En raison des changements géostratégiques qui se profilent, la Suisse ne pourra pas se protéger à long terme sans une coopération transnationale approfondie. Nos différends sur l’ampleur des investissements nécessaires dans le matériel militaire, traditionnellement débattus par le biais de la démocratie directe (actuellement : le renouvellement des avions de chasse), devraient être complétés par une discussion sur le développement dans le domaine des logiciels militaires. Le peuple doit avoir la possibilité de se faire une opinion globale. Pour cela, il est nécessaire d’accroître la transparence concernant la coopération transnationale diversifiée qui existe déjà sur les questions de sécurité dans les activités civiles, le renseignement et la police, et sans laquelle la Suisse ne pourrait traiter les différentes menaces.
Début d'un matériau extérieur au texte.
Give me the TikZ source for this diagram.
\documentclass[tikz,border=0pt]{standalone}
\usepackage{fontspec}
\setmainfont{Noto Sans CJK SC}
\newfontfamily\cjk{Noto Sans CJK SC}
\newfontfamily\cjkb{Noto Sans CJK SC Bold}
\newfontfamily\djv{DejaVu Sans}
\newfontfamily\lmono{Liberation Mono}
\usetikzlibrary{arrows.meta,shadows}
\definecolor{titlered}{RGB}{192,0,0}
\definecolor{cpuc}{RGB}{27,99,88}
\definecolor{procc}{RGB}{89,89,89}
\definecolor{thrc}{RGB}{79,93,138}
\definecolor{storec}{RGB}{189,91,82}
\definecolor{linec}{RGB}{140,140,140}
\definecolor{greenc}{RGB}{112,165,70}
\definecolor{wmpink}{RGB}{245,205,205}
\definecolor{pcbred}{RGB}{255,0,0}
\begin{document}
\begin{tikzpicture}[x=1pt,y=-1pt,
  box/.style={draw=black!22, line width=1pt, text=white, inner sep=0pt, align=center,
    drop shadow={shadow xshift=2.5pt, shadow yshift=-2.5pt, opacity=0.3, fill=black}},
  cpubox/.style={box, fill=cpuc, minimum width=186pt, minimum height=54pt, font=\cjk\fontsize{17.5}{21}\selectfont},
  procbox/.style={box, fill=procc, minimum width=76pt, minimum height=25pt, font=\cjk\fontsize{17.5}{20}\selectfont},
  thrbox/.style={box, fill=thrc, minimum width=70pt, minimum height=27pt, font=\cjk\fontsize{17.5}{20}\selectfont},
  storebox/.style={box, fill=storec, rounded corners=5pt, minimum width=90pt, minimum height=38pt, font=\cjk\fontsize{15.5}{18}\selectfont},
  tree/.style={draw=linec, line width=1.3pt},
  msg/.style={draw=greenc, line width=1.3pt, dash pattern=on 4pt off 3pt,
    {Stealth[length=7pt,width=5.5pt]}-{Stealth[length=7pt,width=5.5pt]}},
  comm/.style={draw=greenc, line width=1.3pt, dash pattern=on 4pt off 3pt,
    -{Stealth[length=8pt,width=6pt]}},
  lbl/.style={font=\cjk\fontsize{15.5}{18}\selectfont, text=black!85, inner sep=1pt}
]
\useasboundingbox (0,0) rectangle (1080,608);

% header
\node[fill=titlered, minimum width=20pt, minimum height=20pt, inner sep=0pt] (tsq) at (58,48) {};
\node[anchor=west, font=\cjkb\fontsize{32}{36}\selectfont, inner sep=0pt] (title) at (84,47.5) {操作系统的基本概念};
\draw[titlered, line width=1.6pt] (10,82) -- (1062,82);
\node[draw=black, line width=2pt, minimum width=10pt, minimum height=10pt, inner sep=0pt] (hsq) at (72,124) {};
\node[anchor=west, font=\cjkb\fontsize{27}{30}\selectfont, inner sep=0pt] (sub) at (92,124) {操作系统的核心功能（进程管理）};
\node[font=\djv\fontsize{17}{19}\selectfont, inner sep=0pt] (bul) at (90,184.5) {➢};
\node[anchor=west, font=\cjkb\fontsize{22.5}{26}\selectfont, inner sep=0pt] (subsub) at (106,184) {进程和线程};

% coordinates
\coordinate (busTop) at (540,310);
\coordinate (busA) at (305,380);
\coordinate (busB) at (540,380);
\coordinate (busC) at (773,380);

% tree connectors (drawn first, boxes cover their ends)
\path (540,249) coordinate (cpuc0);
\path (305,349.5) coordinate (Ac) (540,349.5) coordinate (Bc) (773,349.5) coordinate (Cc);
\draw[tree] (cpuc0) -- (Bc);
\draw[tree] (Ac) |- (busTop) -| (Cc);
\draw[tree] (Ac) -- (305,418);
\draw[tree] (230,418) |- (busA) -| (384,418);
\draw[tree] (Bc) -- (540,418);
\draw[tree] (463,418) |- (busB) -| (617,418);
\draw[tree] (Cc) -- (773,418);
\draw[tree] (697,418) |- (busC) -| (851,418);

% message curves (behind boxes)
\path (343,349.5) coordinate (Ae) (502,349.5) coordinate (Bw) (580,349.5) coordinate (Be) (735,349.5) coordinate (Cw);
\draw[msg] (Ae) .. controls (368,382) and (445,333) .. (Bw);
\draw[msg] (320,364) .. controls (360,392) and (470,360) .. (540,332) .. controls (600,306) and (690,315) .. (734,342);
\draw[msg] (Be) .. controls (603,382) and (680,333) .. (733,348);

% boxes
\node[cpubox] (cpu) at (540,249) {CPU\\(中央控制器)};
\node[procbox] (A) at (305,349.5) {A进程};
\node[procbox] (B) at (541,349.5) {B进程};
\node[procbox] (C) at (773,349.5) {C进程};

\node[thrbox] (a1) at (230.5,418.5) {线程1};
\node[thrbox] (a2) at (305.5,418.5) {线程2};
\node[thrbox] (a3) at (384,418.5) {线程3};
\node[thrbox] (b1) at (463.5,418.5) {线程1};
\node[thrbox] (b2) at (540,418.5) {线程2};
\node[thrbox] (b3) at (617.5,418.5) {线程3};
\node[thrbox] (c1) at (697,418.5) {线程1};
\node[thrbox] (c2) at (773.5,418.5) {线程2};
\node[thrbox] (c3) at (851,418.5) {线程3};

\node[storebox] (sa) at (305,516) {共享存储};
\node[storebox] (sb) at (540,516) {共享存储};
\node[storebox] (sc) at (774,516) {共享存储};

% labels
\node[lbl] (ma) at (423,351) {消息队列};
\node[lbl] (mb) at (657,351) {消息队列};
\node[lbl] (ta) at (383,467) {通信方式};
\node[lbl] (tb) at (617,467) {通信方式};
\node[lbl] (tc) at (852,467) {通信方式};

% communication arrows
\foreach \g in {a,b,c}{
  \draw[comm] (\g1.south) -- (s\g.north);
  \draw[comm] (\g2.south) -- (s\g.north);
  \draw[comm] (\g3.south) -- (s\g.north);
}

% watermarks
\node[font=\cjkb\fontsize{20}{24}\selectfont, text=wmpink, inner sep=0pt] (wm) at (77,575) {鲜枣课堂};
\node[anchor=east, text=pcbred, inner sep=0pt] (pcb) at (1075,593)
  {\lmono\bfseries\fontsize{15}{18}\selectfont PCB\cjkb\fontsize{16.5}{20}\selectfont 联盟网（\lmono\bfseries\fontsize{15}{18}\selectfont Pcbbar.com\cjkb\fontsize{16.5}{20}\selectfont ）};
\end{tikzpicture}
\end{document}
Même en tant qu’Etat neutre, la Suisse devrait à l’avenir adopter une approche de plus en plus transnationale en matière d’acquisition d’armes. Un élargissement de l’engagement encore modeste dans les missions militaires de paix profiterait non seulement à la neutralité, mais renforcerait également l’interopérabilité de l’armée suisse. Comme l’envisage le Conseil fédéral dans sa nouvelle stratégie de politique étrangère, la Suisse devrait s’affirmer de plus en plus comme un pôle de compétences en matière de sécurité et de gouvernance. La Genève internationale est prédestinée à jouer un rôle pionnier et pourrait établir des normes et des standards dans le monde entier. En donnant une orientation plus claire à sa politique de sécurité, la Suisse pourrait mieux exploiter ses atouts sur la scène internationale. La meilleure façon pour elle de garantir sa propre sécurité nationale est d’apporter sa contribution à la sécurité collective en Europe.
Cet article a été publié dans la NZZ le 20 février 2020.